> [EXERCISE INSTRUCTIONS]: Leave out all pictures. Return exactly the lines from the top of the material through the line containing "0.03, 0.03, 0.03, 0.03, 0.03, 0.03, 0.03, 0.03, 0.03, 0.03]".

> [GIVEN MATERIAL]:
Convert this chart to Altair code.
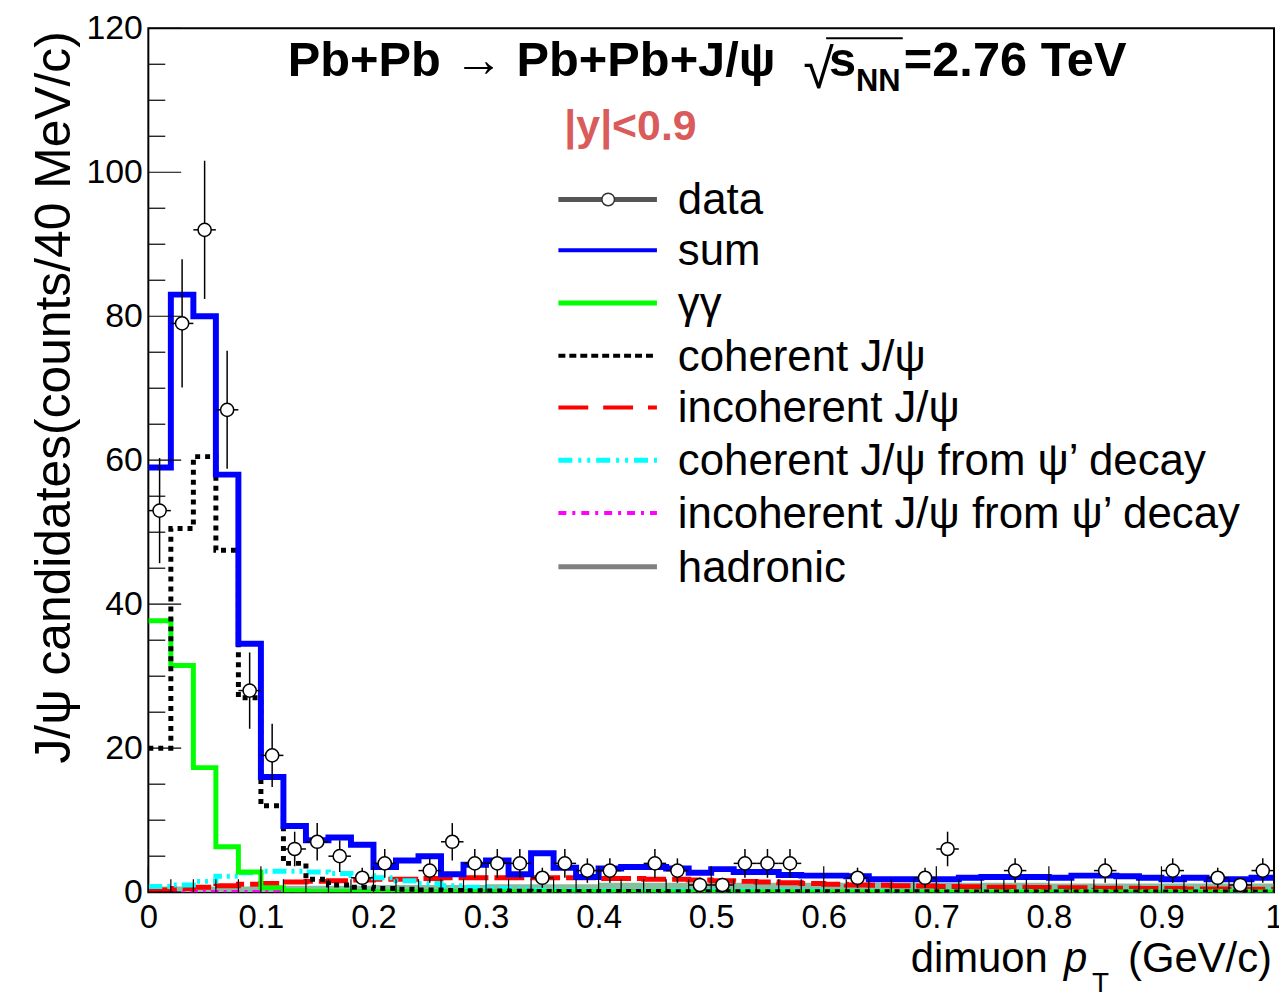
import altair as alt
import pandas as pd

# ---------------- data ----------------
edges = [0.00, 0.02, 0.04, 0.06, 0.08, 0.10, 0.12, 0.14, 0.16, 0.18,
         0.20, 0.22, 0.24, 0.26, 0.28, 0.30, 0.32, 0.34, 0.36, 0.38,
         0.40, 0.42, 0.44, 0.46, 0.48, 0.50, 0.52, 0.54, 0.56, 0.58,
         0.60, 0.62, 0.64, 0.66, 0.68, 0.70, 0.72, 0.74, 0.76, 0.78,
         0.80, 0.82, 0.84, 0.86, 0.88, 0.90, 0.92, 0.94, 0.96, 0.98, 1.00]

sum_vals = [59, 83, 80, 58, 34.5, 16, 9.2, 7.2, 7.6, 6.6,
            3.5, 4.4, 5.0, 2.5, 3.8, 4.4, 2.5, 5.4, 3.4, 2.1,
            3.3, 3.5, 3.5, 3.3, 2.7, 3.2, 2.8, 2.8, 2.4, 2.3,
            2.3, 2.2, 1.8, 1.8, 1.8, 1.8, 2.0, 2.1, 2.1, 2.1,
            2.0, 2.3, 2.3, 2.2, 2.0, 1.8, 2.0, 1.8, 1.8, 2.0]

coh_vals = [20, 50.5, 60.5, 47.5, 27, 12, 4, 1.8, 1.0, 0.7,
            0.5, 0.4, 0.3, 0.25, 0.2, 0.15, 0.12, 0.1, 0.1, 0.1,
            0.08, 0.08, 0.08, 0.07, 0.07, 0.07, 0.06, 0.06, 0.06, 0.05,
            0.05, 0.05, 0.05, 0.05, 0.05, 0.04, 0.04, 0.04, 0.04, 0.04,
            0.04, 0.03, 0.03, 0.03, 0.03, 0.03, 0.03, 0.03, 0.03, 0.03]

gg_vals = [37.7, 31.5, 17.3, 6.3, 2.8, 0.6, 0.2, 0.1, 0.1, 0.05,
           0.05, 0.05, 0.05, 0.05, 0.05, 0.05, 0.05, 0.05, 0.05, 0.05,
           0.04, 0.04, 0.04, 0.04, 0.04, 0.04, 0.04, 0.04, 0.04, 0.04,
           0.03, 0.03, 0.03, 0.03, 0.03, 0.03, 0.03, 0.03, 0.03, 0.03,
           0.03, 0.03, 0.03, 0.03, 0.03, 0.03, 0.03, 0.03, 0.03, 0.03]

incoh_vals = [0.3, 0.5, 0.7, 0.9, 1.1, 1.2, 1.4, 1.5, 1.6, 1.7,
              1.8, 1.8, 1.9, 2.0, 2.0, 2.0, 2.0, 2.0, 2.0, 2.0,
              1.9, 1.9, 1.8, 1.8, 1.7, 1.6, 1.5, 1.4, 1.3, 1.2,
              1.1, 1.0, 0.95, 0.9, 0.85, 0.8, 0.75, 0.7, 0.7, 0.65,
              0.6, 0.6, 0.55, 0.55, 0.5, 0.5, 0.45, 0.45, 0.4, 0.4]

cohpsi_vals = [0.8, 1.0, 1.5, 2.2, 2.7, 2.9, 2.9, 2.8, 2.6, 2.3,
               2.0, 1.6, 1.2, 0.9, 0.7, 0.5, 0.4, 0.3, 0.25, 0.2,
               0.15, 0.15, 0.15, 0.15, 0.15, 0.15, 0.15, 0.15, 0.15, 0.15,
               0.1, 0.1, 0.1, 0.1, 0.1, 0.1, 0.1, 0.1, 0.1, 0.1,
               0.1, 0.1, 0.1, 0.1, 0.1, 0.1, 0.1, 0.1, 0.1, 0.1]

incohpsi_vals = [0.05, 0.05, 0.08, 0.1, 0.1, 0.12, 0.12, 0.15, 0.15, 0.15,
                 0.15, 0.15, 0.15, 0.15, 0.15, 0.15, 0.15, 0.15, 0.15, 0.15,
                 0.15, 0.15, 0.12, 0.12, 0.12, 0.12, 0.12, 0.1, 0.1, 0.1,
                 0.1, 0.1, 0.1, 0.08, 0.08, 0.08, 0.08, 0.08, 0.08, 0.08,
                 0.06, 0.06, 0.06, 0.06, 0.06, 0.06, 0.05, 0.05, 0.05, 0.05]

had_vals = [0.8, 0.8, 0.8, 0.8, 0.8, 0.9, 0.9, 0.9, 0.9, 0.9,
            1.0, 1.0, 1.0, 1.0, 1.0, 1.1, 1.1, 1.1, 1.1, 1.1,
            1.3, 1.3, 1.3, 1.3, 1.3, 1.3, 1.3, 1.3, 1.3, 1.3,
            1.3, 1.3, 1.3, 1.3, 1.3, 1.3, 1.3, 1.3, 1.3, 1.3,
            1.2, 1.2, 1.2, 1.2, 1.2, 1.2, 1.2, 1.2, 1.2, 1.2]

data_x = [0.01, 0.03, 0.05, 0.07, 0.09, 0.11, 0.13, 0.15, 0.17, 0.19,
          0.21, 0.25, 0.27, 0.29, 0.31, 0.33, 0.35, 0.37, 0.39, 0.41,
          0.45, 0.47, 0.49, 0.51, 0.53, 0.55, 0.57, 0.63, 0.69, 0.71,
          0.77, 0.85, 0.91, 0.95, 0.97, 0.99]
data_y = [53, 79, 92, 67, 28, 19, 6, 7, 5, 2,
          4, 3, 7, 4, 4, 4, 2, 4, 3, 3,
          4, 3, 1, 1, 4, 4, 4, 2, 2, 6,
          3, 3, 3, 2, 1, 3]
data_err = [7.3, 8.9, 9.6, 8.2, 5.3, 4.4, 2.4, 2.6, 2.2, 1.4,
            2.0, 1.7, 2.6, 2.0, 2.0, 2.0, 1.4, 2.0, 1.7, 1.7,
            2.0, 1.7, 1.0, 1.0, 2.0, 2.0, 2.0, 1.4, 1.4, 2.4,
            1.7, 1.7, 1.7, 1.4, 1.0, 1.7]
bin_half = 0.01

x_ticks_major = [0, 0.1, 0.2, 0.3, 0.4, 0.5, 0.6, 0.7, 0.8, 0.9, 1.0]
x_ticks_minor = [e for e in edges if round(e * 10, 6) % 1 != 0]
y_ticks_major = [0, 20, 40, 60, 80, 100, 120]
y_ticks_minor = [v for v in range(0, 121, 5) if v % 20 != 0]

# ---------------- layout constants ----------------
W, H = 1131, 868
FONT = "Liberation Sans"

xs = alt.Scale(domain=[0, 1], nice=False, zero=False)
ys = alt.Scale(domain=[0, 120], nice=False, zero=False)
x_axis = alt.Axis(values=x_ticks_major, format="~g", ticks=False, domain=False, grid=False,
                  labelFontSize=33, labelFont=FONT, labelColor="black", labelPadding=9,
                  labelFlush=False, labelOverlap=False, title=None)
y_axis = alt.Axis(values=y_ticks_major, ticks=False, domain=False, grid=False,
                  labelFontSize=34, labelFont=FONT, labelColor="black", labelPadding=6,
                  labelFlush=False, labelOverlap=False, title=None)


def X(field):
    return alt.X(field, type="quantitative", scale=xs, axis=x_axis)


def Y(field):
    return alt.Y(field, type="quantitative", scale=ys, axis=y_axis)


def step_df(vals):
    return pd.DataFrame({"x": edges, "y": list(vals) + [vals[-1]]})


def step_line(vals, color, width, dash=None):
    kw = dict(interpolate="step-after", color=color, strokeWidth=width, clip=True)
    if dash:
        kw["strokeDash"] = dash
    return alt.Chart(step_df(vals)).mark_line(**kw).encode(x=X("x"), y=Y("y"))


layers = []

# hadronic (filled)
layers.append(alt.Chart(step_df(had_vals)).mark_area(
    interpolate="step-after", color="#86bfa0", clip=True).encode(x=X("x"), y=Y("y")))
layers.append(step_line(incohpsi_vals, "#ff00ff", 3, [8, 5, 3, 5]))
layers.append(step_line(incoh_vals, "#ff0000", 5, [30, 6]))
layers.append(step_line(cohpsi_vals, "#00ffff", 5, [14, 5, 3, 5, 3, 5]))
layers.append(step_line(gg_vals, "#00ff00", 5))
layers.append(step_line(coh_vals, "#000000", 5, [5, 5]))
layers.append(step_line(sum_vals, "#0000ff", 6))

# data points with error bars
ddf = pd.DataFrame({"x": data_x, "y": data_y, "err": data_err})
ddf["lo"] = ddf["y"] - ddf["err"]
ddf["hi"] = ddf["y"] + ddf["err"]
ddf["xl"] = ddf["x"] - bin_half
ddf["xh"] = ddf["x"] + bin_half
base = alt.Chart(ddf)
layers.append(base.mark_rule(color="black", strokeWidth=1.5).encode(
    x=X("x"), y=Y("lo"), y2="hi"))
layers.append(base.mark_rule(color="black", strokeWidth=1.5).encode(
    x=X("xl"), x2="xh", y=Y("y")))
layers.append(base.mark_point(shape="circle", size=175, filled=False, fill="white",
                              fillOpacity=1, stroke="black", strokeWidth=1.5, opacity=1).encode(
    x=X("x"), y=Y("y")))

# inside ticks
layers.append(alt.Chart(pd.DataFrame({"v": y_ticks_major})).mark_rule(color="black", strokeWidth=1.2).encode(
    y=Y("v"), x=alt.value(0), x2=alt.value(33)))
layers.append(alt.Chart(pd.DataFrame({"v": y_ticks_minor})).mark_rule(color="black", strokeWidth=1.2).encode(
    y=Y("v"), x=alt.value(0), x2=alt.value(17)))
layers.append(alt.Chart(pd.DataFrame({"v": x_ticks_major})).mark_rule(color="black", strokeWidth=1.2).encode(
    x=X("v"), y=alt.value(H), y2=alt.value(H - 26)))
layers.append(alt.Chart(pd.DataFrame({"v": x_ticks_minor})).mark_rule(color="black", strokeWidth=1.2).encode(
    x=X("v"), y=alt.value(H), y2=alt.value(H - 13)))


# ---------------- annotations (pixel positions relative to plot origin) ----------------
def text(s, x, y, size, weight="normal", color="black", align="left", style="normal",
         angle=0, baseline="alphabetic", font=FONT):
    kw = dict(fontSize=size, fontWeight=weight, color=color, align=align, font=font,
              baseline=baseline, fontStyle=style)
    if angle:
        kw["angle"] = angle
    return alt.Chart(pd.DataFrame({"t": [s]})).mark_text(**kw).encode(
        text="t:N", x=alt.value(x), y=alt.value(y))


# title
layers.append(text("Pb+Pb \u2192 Pb+Pb+J/\u03c8", 140, 48, 49, "bold"))
layers.append(text("\u221a", 658, 60, 56, "normal"))
layers.append(alt.Chart(pd.DataFrame({"a": [0]})).mark_rule(color="black", strokeWidth=2).encode(
    x=alt.value(681), x2=alt.value(758), y=alt.value(10)))
layers.append(text("s", 684, 48, 49, "bold"))
layers.append(text("NN", 711, 63, 31, "bold"))
layers.append(text("=2.76 TeV", 759, 48, 49, "bold"))
layers.append(text("|y|<0.9", 418, 112, 43, "bold", color="#d95b5b"))

# legend
leg_y = [172, 223, 276, 329, 381, 434, 487, 541]
leg_labels = ["data", "sum", "\u03b3\u03b3", "coherent J/\u03c8", "incoherent J/\u03c8",
              "coherent J/\u03c8 from \u03c8\u2019 decay", "incoherent J/\u03c8 from \u03c8\u2019 decay",
              "hadronic"]
leg_colors = ["#555555", "#0000ff", "#00ff00", "#000000", "#ff0000", "#00ffff", "#ff00ff", "#808080"]
leg_widths = [5, 4, 5, 4, 4, 5, 4, 5]
leg_dash = [None, None, None, [7, 4], [30, 15], [14, 6, 3, 6, 3, 6], [8, 6, 3, 6], None]
LX0, LX1, TX = 412, 511, 532
for yy, lab, col, wd, ds in zip(leg_y, leg_labels, leg_colors, leg_widths, leg_dash):
    kw = dict(color=col, strokeWidth=wd)
    if ds:
        kw["strokeDash"] = ds
    layers.append(alt.Chart(pd.DataFrame({"a": [0]})).mark_rule(**kw).encode(
        x=alt.value(LX0), x2=alt.value(LX1), y=alt.value(yy)))
    layers.append(text(lab, TX, yy + 15, 44))
layers.append(alt.Chart(pd.DataFrame({"a": [0]})).mark_point(
    shape="circle", size=160, filled=False, fill="white", fillOpacity=1, stroke="#333333",
    strokeWidth=1.5, opacity=1).encode(x=alt.value(462), y=alt.value(leg_y[0])))

# axis titles
layers.append(text("J/\u03c8 candidates(counts/40 MeV/c)", -79, 3, 50, angle=270, align="right"))
layers.append(text("dimuon", 766, 948, 42))
layers.append(text("p", 920, 948, 42, style="italic"))
layers.append(text("T", 948, 968, 28))
layers.append(text("(GeV/c)", 1129, 948, 42, align="right"))

chart = alt.layer(*layers).properties(
    width=W, height=H,
    autosize=alt.AutoSizeParams(type="none"),
    padding={"left": 141, "top": 18, "right": 5, "bottom": 110},
    background="white",
).configure_view(stroke="black", strokeWidth=2)

chart.save("out.html", embed_options={"renderer": "svg", "actions": False})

> [EXPECTED ANSWER]:
Convert this chart to Altair code.
import altair as alt
import pandas as pd

# ---------------- data ----------------
edges = [0.00, 0.02, 0.04, 0.06, 0.08, 0.10, 0.12, 0.14, 0.16, 0.18,
         0.20, 0.22, 0.24, 0.26, 0.28, 0.30, 0.32, 0.34, 0.36, 0.38,
         0.40, 0.42, 0.44, 0.46, 0.48, 0.50, 0.52, 0.54, 0.56, 0.58,
         0.60, 0.62, 0.64, 0.66, 0.68, 0.70, 0.72, 0.74, 0.76, 0.78,
         0.80, 0.82, 0.84, 0.86, 0.88, 0.90, 0.92, 0.94, 0.96, 0.98, 1.00]

sum_vals = [59, 83, 80, 58, 34.5, 16, 9.2, 7.2, 7.6, 6.6,
            3.5, 4.4, 5.0, 2.5, 3.8, 4.4, 2.5, 5.4, 3.4, 2.1,
            3.3, 3.5, 3.5, 3.3, 2.7, 3.2, 2.8, 2.8, 2.4, 2.3,
            2.3, 2.2, 1.8, 1.8, 1.8, 1.8, 2.0, 2.1, 2.1, 2.1,
            2.0, 2.3, 2.3, 2.2, 2.0, 1.8, 2.0, 1.8, 1.8, 2.0]

coh_vals = [20, 50.5, 60.5, 47.5, 27, 12, 4, 1.8, 1.0, 0.7,
            0.5, 0.4, 0.3, 0.25, 0.2, 0.15, 0.12, 0.1, 0.1, 0.1,
            0.08, 0.08, 0.08, 0.07, 0.07, 0.07, 0.06, 0.06, 0.06, 0.05,
            0.05, 0.05, 0.05, 0.05, 0.05, 0.04, 0.04, 0.04, 0.04, 0.04,
            0.04, 0.03, 0.03, 0.03, 0.03, 0.03, 0.03, 0.03, 0.03, 0.03]

gg_vals = [37.7, 31.5, 17.3, 6.3, 2.8, 0.6, 0.2, 0.1, 0.1, 0.05,
           0.05, 0.05, 0.05, 0.05, 0.05, 0.05, 0.05, 0.05, 0.05, 0.05,
           0.04, 0.04, 0.04, 0.04, 0.04, 0.04, 0.04, 0.04, 0.04, 0.04,
           0.03, 0.03, 0.03, 0.03, 0.03, 0.03, 0.03, 0.03, 0.03, 0.03,
           0.03, 0.03, 0.03, 0.03, 0.03, 0.03, 0.03, 0.03, 0.03, 0.03]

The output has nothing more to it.